Estimation of hydraulic parameters from an unconfined aquifer test conducted in a glacial outwash deposit, Cape Cod, Massachusetts

An aquifer test conducted in a sand and gravel, glacial outwash deposit on Cape Cod, Massachusetts was analyzed by means of a model for flow to a partially penetrating well in a homogeneous, anisotropic unconfined aquifer. The model is designed to account for all significant mechanisms expected to influence drawdown in observation piezometers and in the pumped well. In addition to the usual fluid-flow and storage processes, additional processes include effects of storage in the pumped well, storage in observation piezometers, effects of skin at the pumped-well screen, and effects of drainage from the zone above the water table. The aquifer was pumped at a rate of 320 gallons per minute for 72-hours and drawdown measurements were made in the pumped well and in 20 piezometers located at various distances from the pumped well and depths below the land surface. To facilitate the analysis, an automatic parameter estimation algorithm was used to obtain relevant unconfined aquifer parameters, including the saturated thickness and a set of empirical parameters that relate to gradual drainage from the unsaturated zone.
Drainage from the unsaturated zone is treated in this paper as a finite series of exponential terms, each of which contains one empirical parameter that is to be determined. It was necessary to account for effects of gradual drainage from the unsaturated zone to obtain satisfactory agreement between measured and simulated drawdown, particularly in piezometers located near the water table. The commonly used assumption of instantaneous drainage from the unsaturated zone gives rise to large discrepancies between measured and predicted drawdown in the intermediate-time range and can result in inaccurate estimates of aquifer parameters when automatic parameter estimation procedures are used.
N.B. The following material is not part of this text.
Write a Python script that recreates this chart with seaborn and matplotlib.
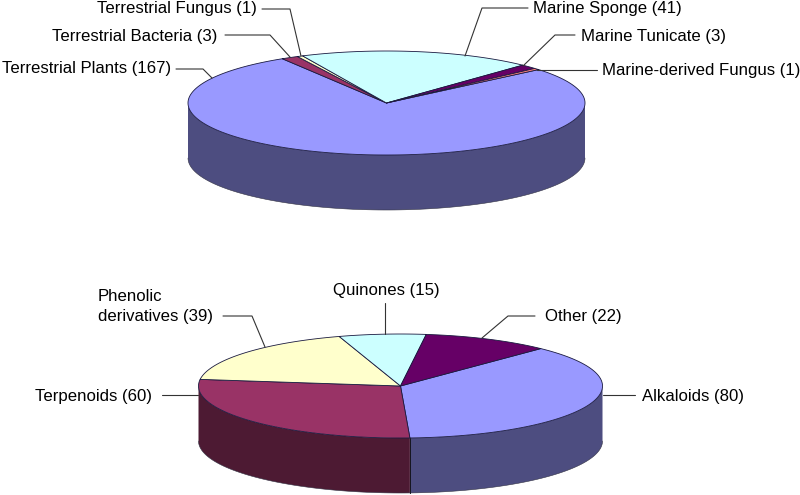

The values of the estimated hydraulic parameters are consistent with estimates from prior studies and from what is known about the aquifer at the site. Effects of heterogeneity at the site were small as measured drawdowns in all piezometers and wells were very close to the simulated values for a homogeneous porous medium. The estimated values are: specific yield, 0.26; saturated thickness, 170 feet; horizontal hydraulic conductivity, 0.23 feet per minute; vertical hydraulic conductivity, 0.14 feet per minute; and specific storage, 1.3x10-5 per foot.
It was found that drawdown in only a few piezometers strategically located at depth near the pumped well yielded parameter estimates close to the estimates obtained for the entire data set analyzed simultaneously. If the influence of gradual drainage from the unsaturated zone is not taken into account, specific yield is significantly underestimated even in these deep-seated piezometers. This helps to explain the low values of specific yield often reported for granular aquifers in the literature. If either the entire data set or only the drawdown in selected deep-seated piezometers was used, it was found unnecessary to conduct the test for the full 72-hours to obtain accurate estimates of the hydraulic parameters. For some piezometer groups, practically identical results would be obtained for an aquifer test conducted for only 8-hours. Drawdowns measured in the pumped well and piezometers at distant locations were diagnostic only of aquifer transmissivity.